近年の IoTの人気にともない、通信速度の遅さは大きなデメリットとならないことから、注目を集めています。
主な LPWA
LoRa
最大でも 250KBps程度、一般的には 10KBps程度となる低速なものですが、通信時でも数10mA 程度の消費電力で、数Km 単位で通信が可能です。
日本では免許不要のサブギガ 920Mhz 帯を利用しますが、各国の法律により周波数帯がことなります。
ノード間で Peer to Peer がサポートされています。
双方向に通信できるため、エラーの検出や、検出時の再送などのコントロールが可能です。
LoRaWAN
LoRaWAN は LoRa にルールを加えて複数LoRaノードを共存させるための通信方式です。
同一のエリア内で複数の通信を行なうためには、なんらかの取り決めを行ない各ノードが通信を行なうタイミングを制御しなければ相互にノイズとなり、効率的な通信はできません。

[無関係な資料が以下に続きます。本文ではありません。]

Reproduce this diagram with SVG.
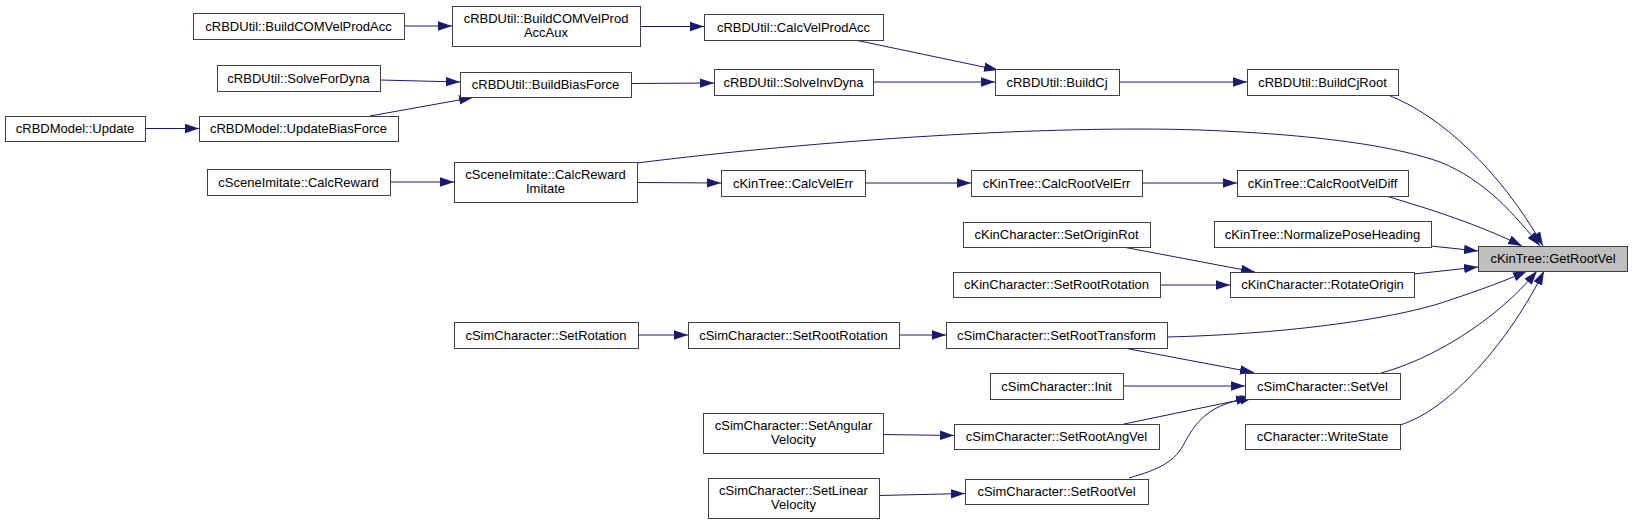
<svg xmlns="http://www.w3.org/2000/svg" width="1632" height="524" viewBox="0 0 1632 524">
<style>
.node rect{fill:#ffffff;stroke:#404040;stroke-width:1}
.node.hl rect{fill:#bfbfbf}
.node text{font-family:"Liberation Sans",Arial,sans-serif;font-size:13px;text-anchor:middle;fill:#000000}
.edges path{fill:none;stroke:#191970;stroke-width:1;marker-end:url(#arrow)}
</style>
<defs>
<marker id="arrow" markerUnits="userSpaceOnUse" markerWidth="14" markerHeight="10" viewBox="0 0 14 10" refX="14" refY="5" orient="auto">
<path d="M0,0.3 L14,5 L0,9.7 z" fill="#191970"/>
</marker>
</defs>
<rect width="1632" height="524" fill="#ffffff"/>
<g id="edges" class="edges">
<path d="M404,26 L452,26"/>
<path d="M640,26.5 L704,26.5"/>
<path d="M855,40 L998,70"/>
<path d="M380,80 L460,82"/>
<path d="M370,116 L473,97.5"/>
<path d="M145,128.5 L199,128.5"/>
<path d="M631,83.5 L714,83"/>
<path d="M873,82 L995,82"/>
<path d="M1119,82 L1247,82"/>
<path d="M1388,95 C1440,115 1500,170 1543,246"/>
<path d="M637,163 C820,140 1050,125 1200,130 C1330,135 1400,148 1440,162 C1485,180 1515,215 1540,246"/>
<path d="M390,182 L454,182"/>
<path d="M637,182.5 L721,183"/>
<path d="M865,183 L971,183"/>
<path d="M1142,183 L1237,183"/>
<path d="M1386,196 C1430,209 1480,225 1522,246"/>
<path d="M1431,246 L1478,251"/>
<path d="M1414,274 L1478,267"/>
<path d="M1123,247 L1255,272"/>
<path d="M1160,285 L1230,285"/>
<path d="M638,335 L688,335"/>
<path d="M899,335 L946,335"/>
<path d="M1167,337 C1290,334 1400,318 1450,300 C1480,290 1505,281 1527,271"/>
<path d="M1124,348 L1254,372.5"/>
<path d="M1123,386 L1245,386"/>
<path d="M1381,373 C1430,360 1495,322 1537,271"/>
<path d="M1124,424 L1254,397"/>
<path d="M1129,478 C1160,469 1175,462 1185,442 C1198,418 1212,404 1250,398"/>
<path d="M1400,425 C1450,410 1510,340 1544,271"/>
<path d="M883,434.5 L954,435.5"/>
<path d="M879,495.5 L965,493.5"/>
</g>
<g id="n1" class="node"><rect x="193.5" y="13.5" width="211" height="26"/><text x="298.5" y="30.5">cRBDUtil::BuildCOMVelProdAcc</text></g>
<g id="n2" class="node"><rect x="452.5" y="6.5" width="188" height="40"/><text x="546" y="22.5">cRBDUtil::BuildCOMVelProd</text><text x="546" y="37">AccAux</text></g>
<g id="n3" class="node"><rect x="704.5" y="14.5" width="179" height="26"/><text x="793.5" y="31.5">cRBDUtil::CalcVelProdAcc</text></g>
<g id="n4" class="node"><rect x="217.5" y="65.5" width="163" height="26"/><text x="298.5" y="82.5">cRBDUtil::SolveForDyna</text></g>
<g id="n5" class="node"><rect x="460.5" y="72.5" width="171" height="25"/><text x="545.5" y="89">cRBDUtil::BuildBiasForce</text></g>
<g id="n6" class="node"><rect x="714.5" y="69.5" width="159" height="26"/><text x="793.5" y="86.5">cRBDUtil::SolveInvDyna</text></g>
<g id="n7" class="node"><rect x="995.5" y="69.5" width="124" height="26"/><text x="1057" y="86.5">cRBDUtil::BuildCj</text></g>
<g id="n8" class="node"><rect x="1247.5" y="69.5" width="151" height="26"/><text x="1322.5" y="86.5">cRBDUtil::BuildCjRoot</text></g>
<g id="n9" class="node"><rect x="5.5" y="116.5" width="140" height="25"/><text x="75" y="133">cRBDModel::Update</text></g>
<g id="n10" class="node"><rect x="199.5" y="116.5" width="199" height="25"/><text x="298.5" y="133">cRBDModel::UpdateBiasForce</text></g>
<g id="n11" class="node"><rect x="207.5" y="169.5" width="183" height="26"/><text x="298.5" y="186.5">cSceneImitate::CalcReward</text></g>
<g id="n12" class="node"><rect x="454.5" y="162.5" width="183" height="40"/><text x="545.5" y="178.5">cSceneImitate::CalcReward</text><text x="545.5" y="193">Imitate</text></g>
<g id="n13" class="node"><rect x="721.5" y="170.5" width="144" height="26"/><text x="793" y="187.5">cKinTree::CalcVelErr</text></g>
<g id="n14" class="node"><rect x="971.5" y="170.5" width="171" height="26"/><text x="1056.5" y="187.5">cKinTree::CalcRootVelErr</text></g>
<g id="n15" class="node"><rect x="1237.5" y="170.5" width="171" height="26"/><text x="1322.5" y="187.5">cKinTree::CalcRootVelDiff</text></g>
<g id="n16" class="node"><rect x="963.5" y="222.5" width="187" height="25"/><text x="1056.5" y="239">cKinCharacter::SetOriginRot</text></g>
<g id="n17" class="node"><rect x="1214.5" y="221.5" width="217" height="26"/><text x="1322.5" y="238.5">cKinTree::NormalizePoseHeading</text></g>
<g id="n18" class="node hl"><rect x="1478.5" y="246.5" width="149" height="25"/><text x="1553" y="263">cKinTree::GetRootVel</text></g>
<g id="n19" class="node"><rect x="953.5" y="272.5" width="207" height="25"/><text x="1056.5" y="289">cKinCharacter::SetRootRotation</text></g>
<g id="n20" class="node"><rect x="1230.5" y="272.5" width="184" height="25"/><text x="1322.5" y="289">cKinCharacter::RotateOrigin</text></g>
<g id="n21" class="node"><rect x="454.5" y="322.5" width="184" height="26"/><text x="546" y="339.5">cSimCharacter::SetRotation</text></g>
<g id="n22" class="node"><rect x="688.5" y="322.5" width="211" height="26"/><text x="793.5" y="339.5">cSimCharacter::SetRootRotation</text></g>
<g id="n23" class="node"><rect x="946.5" y="322.5" width="221" height="26"/><text x="1056.5" y="339.5">cSimCharacter::SetRootTransform</text></g>
<g id="n24" class="node"><rect x="990.5" y="373.5" width="133" height="26"/><text x="1056.5" y="390.5">cSimCharacter::Init</text></g>
<g id="n25" class="node"><rect x="1245.5" y="373.5" width="155" height="26"/><text x="1322.5" y="390.5">cSimCharacter::SetVel</text></g>
<g id="n26" class="node"><rect x="703.5" y="413.5" width="180" height="40"/><text x="793.5" y="429.5">cSimCharacter::SetAngular</text><text x="793.5" y="444">Velocity</text></g>
<g id="n27" class="node"><rect x="954.5" y="424.5" width="205" height="25"/><text x="1056.5" y="441">cSimCharacter::SetRootAngVel</text></g>
<g id="n28" class="node"><rect x="1245.5" y="424.5" width="155" height="25"/><text x="1322.5" y="441">cCharacter::WriteState</text></g>
<g id="n29" class="node"><rect x="708.5" y="478.5" width="171" height="40"/><text x="793.5" y="494.5">cSimCharacter::SetLinear</text><text x="793.5" y="509">Velocity</text></g>
<g id="n30" class="node"><rect x="965.5" y="479.5" width="183" height="25"/><text x="1056.5" y="496">cSimCharacter::SetRootVel</text></g>
</svg>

LoRaWAN では、基地局(Gateway)を設置し、各ノードは決められた範囲でGatewayと通信を行ないます。
IoT ノードから情報を集めるような利用目的の場合、LoRa という呼称していても LoRaWAN を利用しているケースもあります。
EnOcean
EnOcean は、圧倒的な低消費電力 50μWsで、見通しで最大300m まで送信可能な通信方式です。
通信速度は 125Kbps と遅く、基本的には単一方向への通信です。
チェックサムによるエラーチェックを行ないますが、双方向でないためエラー時の再送などは困難です。
そのため1回の送信で同じ内容を複数回送信することで、エラー率を下げるなどの対応を行ないます。
EnOcean の特徴は、他のLPWA と比較しても類を見ないほどの低消費電力です。
屋内の運用であってもカード電卓程度のソーラーパネルがあれば、十分に安定した電力が得られ数日光がない状態でも稼動させることができます。
またドアの開閉、押しボタンの押下などで発電できる程度の電力でもEnOcean の通信には必要十分な電力量です。